Print word for word the first line of the listing below and every line after it, through the line with "4.09, 4.19, 4.29]". Leave out the pictures and the rest.

===

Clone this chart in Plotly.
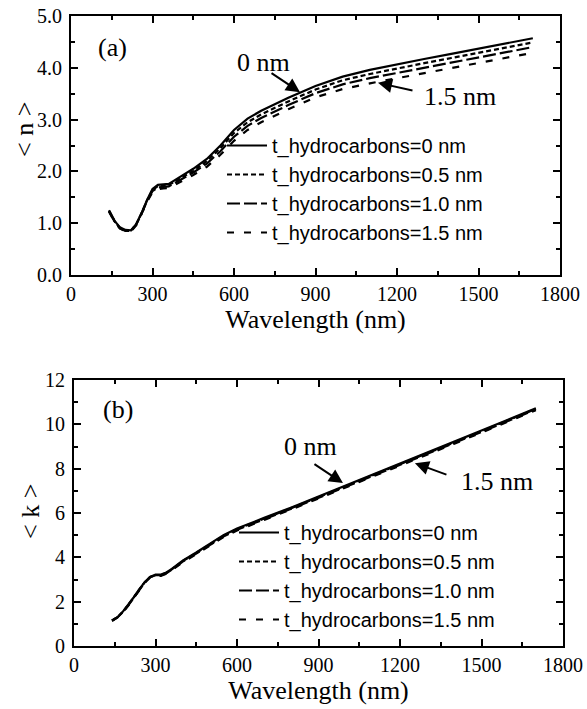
import plotly.graph_objects as go

wavelength = [140, 160, 180, 200, 220, 240, 260, 280, 300, 320, 340, 360, 400, 450, 500,
              550, 600, 650, 700, 800, 900, 1000, 1100, 1200, 1300, 1400, 1500, 1600, 1700]

n_0nm = [1.25, 1.05, 0.92, 0.87, 0.86, 0.98, 1.20, 1.45, 1.66, 1.74, 1.75, 1.76, 1.89, 2.05, 2.24,
         2.50, 2.80, 3.02, 3.17, 3.42, 3.65, 3.83, 3.96, 4.07, 4.17, 4.27, 4.37, 4.47, 4.57]
n_05nm = [1.24, 1.04, 0.91, 0.86, 0.85, 0.98, 1.19, 1.44, 1.64, 1.72, 1.73, 1.74, 1.86, 2.01, 2.20,
          2.45, 2.74, 2.95, 3.10, 3.35, 3.58, 3.76, 3.88, 3.99, 4.09, 4.19, 4.29, 4.39, 4.49]
n_10nm = [1.23, 1.04, 0.90, 0.85, 0.85, 0.97, 1.19, 1.43, 1.62, 1.69, 1.70, 1.71, 1.83, 1.98, 2.15,
          2.39, 2.67, 2.88, 3.03, 3.28, 3.51, 3.68, 3.80, 3.90, 4.00, 4.10, 4.20, 4.30, 4.40]
n_15nm = [1.22, 1.03, 0.90, 0.84, 0.84, 0.96, 1.18, 1.41, 1.60, 1.66, 1.67, 1.68, 1.79, 1.93, 2.09,
          2.32, 2.59, 2.80, 2.95, 3.20, 3.43, 3.59, 3.70, 3.80, 3.90, 3.99, 4.09, 4.19, 4.29]

k_0nm = [1.15, 1.30, 1.55, 1.85, 2.20, 2.55, 2.88, 3.12, 3.22, 3.22, 3.32, 3.48, 3.85, 4.22, 4.62,
         5.00, 5.30, 5.55, 5.78, 6.25, 6.74, 7.23, 7.73, 8.22, 8.72, 9.22, 9.72, 10.22, 10.72]
k_05nm = [1.15, 1.30, 1.54, 1.84, 2.19, 2.54, 2.87, 3.11, 3.20, 3.20, 3.30, 3.46, 3.83, 4.20, 4.59,
          4.97, 5.27, 5.52, 5.75, 6.22, 6.71, 7.20, 7.70, 8.19, 8.69, 9.19, 9.69, 10.19, 10.70]
k_10nm = [1.14, 1.29, 1.54, 1.83, 2.18, 2.53, 2.86, 3.10, 3.19, 3.18, 3.28, 3.44, 3.81, 4.17, 4.56,
          4.94, 5.24, 5.49, 5.72, 6.19, 6.68, 7.17, 7.67, 8.16, 8.66, 9.16, 9.66, 10.16, 10.67]
k_15nm = [1.14, 1.29, 1.53, 1.82, 2.17, 2.52, 2.85, 3.09, 3.17, 3.16, 3.26, 3.42, 3.78, 4.14, 4.53,
          4.91, 5.21, 5.46, 5.69, 6.16, 6.65, 7.14, 7.64, 8.13, 8.63, 9.13, 9.63, 10.13, 10.64]

series_names = ["t_hydrocarbons=0 nm", "t_hydrocarbons=0.5 nm",
                "t_hydrocarbons=1.0 nm", "t_hydrocarbons=1.5 nm"]
dashes = ["solid", "5px,3px", "13px,4px", "7px,10px"]

x_ticks = [0, 300, 600, 900, 1200, 1500, 1800]

SERIF = "Liberation Serif"
SANS = "Liberation Sans"

fig = go.Figure()
for name, ys, d in zip(series_names, [n_0nm, n_05nm, n_10nm, n_15nm], dashes):
    fig.add_trace(go.Scatter(x=wavelength, y=ys, mode="lines", name=name,
                             line=dict(color="black", width=2.2, dash=d),
                             xaxis="x", yaxis="y", legend="legend"))
for name, ys, d in zip(series_names, [k_0nm, k_05nm, k_10nm, k_15nm], dashes):
    fig.add_trace(go.Scatter(x=wavelength, y=ys, mode="lines", name=name,
                             line=dict(color="black", width=2.2, dash=d),
                             xaxis="x2", yaxis="y2", legend="legend2"))

W, H = 587, 709
tick_font = dict(family=SERIF, size=20, color="black")
title_font = dict(family=SERIF, size=26, color="black")

def xax(domain, anchor):
    return dict(domain=domain, anchor=anchor, range=[0, 1800], tickvals=x_ticks,
                ticks="inside", ticklen=7, tickwidth=2, tickcolor="black",
                minor=dict(ticks="inside", ticklen=4, tickwidth=2, dtick=150, tickcolor="black"),
                showline=True, linewidth=2, linecolor="black", mirror="allticks",
                showgrid=False, zeroline=False, automargin=False,
                tickfont=tick_font,
                title=dict(text="Wavelength (nm)", font=title_font, standoff=2))

def yax(domain, anchor, rng, dtick, minor, fmt):
    return dict(domain=domain, anchor=anchor, range=rng, dtick=dtick, tick0=0, tickformat=fmt,
                ticks="inside", ticklen=7, tickwidth=2, tickcolor="black",
                minor=dict(ticks="inside", ticklen=4, tickwidth=2, dtick=minor, tickcolor="black"),
                showline=True, linewidth=2, linecolor="black", mirror="allticks",
                showgrid=False, zeroline=False, automargin=False, ticklabelstandoff=3,
                tickfont=tick_font)

ann_font = dict(family=SERIF, size=26, color="black")
arrow = dict(showarrow=True, arrowhead=2, arrowsize=1.4, arrowwidth=2, arrowcolor="black")
annotations = [
    dict(text="(a)", x=151, y=4.40, xref="x", yref="y", showarrow=False, font=ann_font,
         xanchor="center", yanchor="middle"),
    dict(text="0 nm", x=707, y=4.11, xref="x", yref="y", showarrow=False, font=ann_font,
         xanchor="center", yanchor="middle"),
    dict(text="", x=843, y=3.53, xref="x", yref="y", ax=-30, ay=-20, **arrow),
    dict(text="1.5 nm", x=1432, y=3.44, xref="x", yref="y", showarrow=False, font=ann_font,
         xanchor="center", yanchor="middle"),
    dict(text="", x=1130, y=3.71, xref="x", yref="y", ax=36, ay=8, **arrow),
    dict(text="(b)", x=162, y=10.65, xref="x2", yref="y2", showarrow=False, font=ann_font,
         xanchor="center", yanchor="middle"),
    dict(text="0 nm", x=869, y=9.02, xref="x2", yref="y2", showarrow=False, font=ann_font,
         xanchor="center", yanchor="middle"),
    dict(text="", x=990, y=7.35, xref="x2", yref="y2", ax=-30, ay=-20, **arrow),
    dict(text="1.5 nm", x=1557, y=7.40, xref="x2", yref="y2", showarrow=False, font=ann_font,
         xanchor="center", yanchor="middle"),
    dict(text="", x=1255, y=8.25, xref="x2", yref="y2", ax=33, ay=12, **arrow),
    dict(text="< n >", x=25 / W, y=1 - 130 / H, xref="paper", yref="paper", showarrow=False,
         textangle=-90, font=ann_font, xanchor="center", yanchor="middle"),
    dict(text="< k >", x=30 / W, y=1 - 512 / H, xref="paper", yref="paper", showarrow=False,
         textangle=-90, font=ann_font, xanchor="center", yanchor="middle"),
]

leg_common = dict(font=dict(family=SANS, size=20, color="black"), bgcolor="rgba(0,0,0,0)",
                  itemwidth=40, xanchor="left", yanchor="middle", tracegroupgap=0)

fig.update_layout(
    width=W, height=H, margin=dict(l=0, r=0, t=0, b=0, pad=0, autoexpand=False),
    paper_bgcolor="white", plot_bgcolor="white",
    font=dict(family=SERIF, size=20, color="black"),
    xaxis=xax([71 / W, 560 / W], "y"),
    yaxis=yax([1 - 275 / H, 1 - 16 / H], "x", [0, 5], 1, 0.5, ".1f"),
    xaxis2=xax([74 / W, 563 / W], "y2"),
    yaxis2=yax([1 - 646 / H, 1 - 380 / H], "x2", [0, 12], 2, 1, "d"),
    legend=dict(x=222 / W, y=1 - 189 / H, **leg_common),
    legend2=dict(x=234 / W, y=1 - 576 / H, **leg_common),
    annotations=annotations,
    showlegend=True,
)

fig.write_html("out.html")
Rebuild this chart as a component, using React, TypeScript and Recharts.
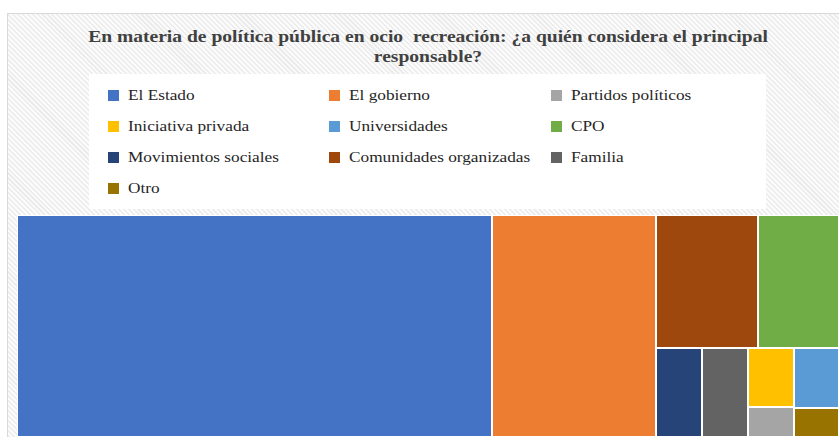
import React from "react";
import { Treemap } from "recharts";

const categories = [
  "El Estado",
  "El gobierno",
  "Partidos políticos",
  "Iniciativa privada",
  "Universidades",
  "CPO",
  "Movimientos sociales",
  "Comunidades organizadas",
  "Familia",
  "Otro",
];
const responses = [78, 27, 1, 2, 2, 8, 3, 10, 3, 1];
const colors = [
  "#4472C4",
  "#ED7D31",
  "#A5A5A5",
  "#FFC000",
  "#5B9BD5",
  "#70AD47",
  "#264478",
  "#9E480E",
  "#636363",
  "#997300",
];
// tiles go largest first; equal values keep the order seen in the original
const tileOrder = [
  "El Estado",
  "El gobierno",
  "Comunidades organizadas",
  "CPO",
  "Movimientos sociales",
  "Familia",
  "Iniciativa privada",
  "Partidos políticos",
  "Universidades",
  "Otro",
];
const titleLines = [
  "En materia de política pública en ocio  recreación: ¿a quién considera el principal",
  "responsable?",
];

const tiles = tileOrder.map((name) => {
  const i = categories.indexOf(name);
  return { name, size: responses[i] };
});

const font = '"Liberation Serif", "Times New Roman", serif';

function Tile(props: any) {
  const { x, y, width, height, depth, name } = props;
  if (depth !== 1) return <g />;
  const i = categories.indexOf(name);
  return (
    <rect
      x={x}
      y={y}
      width={width}
      height={height}
      fill={colors[i]}
      stroke="#ffffff"
      strokeWidth={2}
    />
  );
}

export default function App() {
  return (
    <div
      style={{
        position: "absolute",
        left: 0,
        top: 0,
        width: 839,
        height: 437,
        overflow: "hidden",
        background: "#fff",
      }}
    >
      {/* chart frame with hatched fill */}
      <div
        style={{
          position: "absolute",
          left: 7,
          top: 13,
          width: 850,
          height: 450,
          border: "1px solid #d9d9d9",
          background:
            "repeating-linear-gradient(45deg, #fbfbfb 0px, #fbfbfb 2px, #ececec 2px, #ececec 3.5px)",
        }}
      />
      {/* title */}
      {titleLines.map((line, k) => (
        <div
          key={k}
          style={{
            position: "absolute",
            left: 28,
            width: 800,
            top: 27 + k * 20,
            textAlign: "center",
            fontFamily: font,
            fontWeight: "bold",
            fontSize: 17,
            lineHeight: "20px",
            color: "#404040",
            whiteSpace: "pre",
            transform: "scaleX(1.15)",
            transformOrigin: "400px 0",
          }}
        >
          {line}
        </div>
      ))}
      {/* legend box */}
      <div
        style={{
          position: "absolute",
          left: 89,
          top: 74,
          width: 677,
          height: 135,
          background: "#ffffff",
        }}
      />
      {categories.map((name, i) => {
        const col = i % 3;
        const row = Math.floor(i / 3);
        const mx = [108, 329, 551][col];
        const cy = 95 + row * 31;
        return (
          <React.Fragment key={name}>
            <div
              style={{
                position: "absolute",
                left: mx,
                top: cy - 5.5,
                width: 11,
                height: 11,
                background: colors[i],
              }}
            />
            <div
              style={{
                position: "absolute",
                left: mx + 20,
                top: cy - 8,
                fontFamily: font,
                fontSize: 15,
                lineHeight: "17px",
                color: "#262626",
                whiteSpace: "nowrap",
                transform: "scaleX(1.15)",
                transformOrigin: "0 0",
              }}
            >
              {name}
            </div>
          </React.Fragment>
        );
      })}
      {/* treemap */}
      <div style={{ position: "absolute", left: 17, top: 215 }}>
        <Treemap
          width={822}
          height={222}
          data={tiles}
          dataKey="size"
          nameKey="name"
          aspectRatio={1}
          isAnimationActive={false}
          content={<Tile />}
        />
      </div>
    </div>
  );
}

===

Correct answer:
Clone this chart in Plotly.
import plotly.graph_objects as go

wavelength = [140, 160, 180, 200, 220, 240, 260, 280, 300, 320, 340, 360, 400, 450, 500,
              550, 600, 650, 700, 800, 900, 1000, 1100, 1200, 1300, 1400, 1500, 1600, 1700]

n_0nm = [1.25, 1.05, 0.92, 0.87, 0.86, 0.98, 1.20, 1.45, 1.66, 1.74, 1.75, 1.76, 1.89, 2.05, 2.24,
         2.50, 2.80, 3.02, 3.17, 3.42, 3.65, 3.83, 3.96, 4.07, 4.17, 4.27, 4.37, 4.47, 4.57]
n_05nm = [1.24, 1.04, 0.91, 0.86, 0.85, 0.98, 1.19, 1.44, 1.64, 1.72, 1.73, 1.74, 1.86, 2.01, 2.20,
          2.45, 2.74, 2.95, 3.10, 3.35, 3.58, 3.76, 3.88, 3.99, 4.09, 4.19, 4.29, 4.39, 4.49]
n_10nm = [1.23, 1.04, 0.90, 0.85, 0.85, 0.97, 1.19, 1.43, 1.62, 1.69, 1.70, 1.71, 1.83, 1.98, 2.15,
          2.39, 2.67, 2.88, 3.03, 3.28, 3.51, 3.68, 3.80, 3.90, 4.00, 4.10, 4.20, 4.30, 4.40]
n_15nm = [1.22, 1.03, 0.90, 0.84, 0.84, 0.96, 1.18, 1.41, 1.60, 1.66, 1.67, 1.68, 1.79, 1.93, 2.09,
          2.32, 2.59, 2.80, 2.95, 3.20, 3.43, 3.59, 3.70, 3.80, 3.90, 3.99, 4.09, 4.19, 4.29]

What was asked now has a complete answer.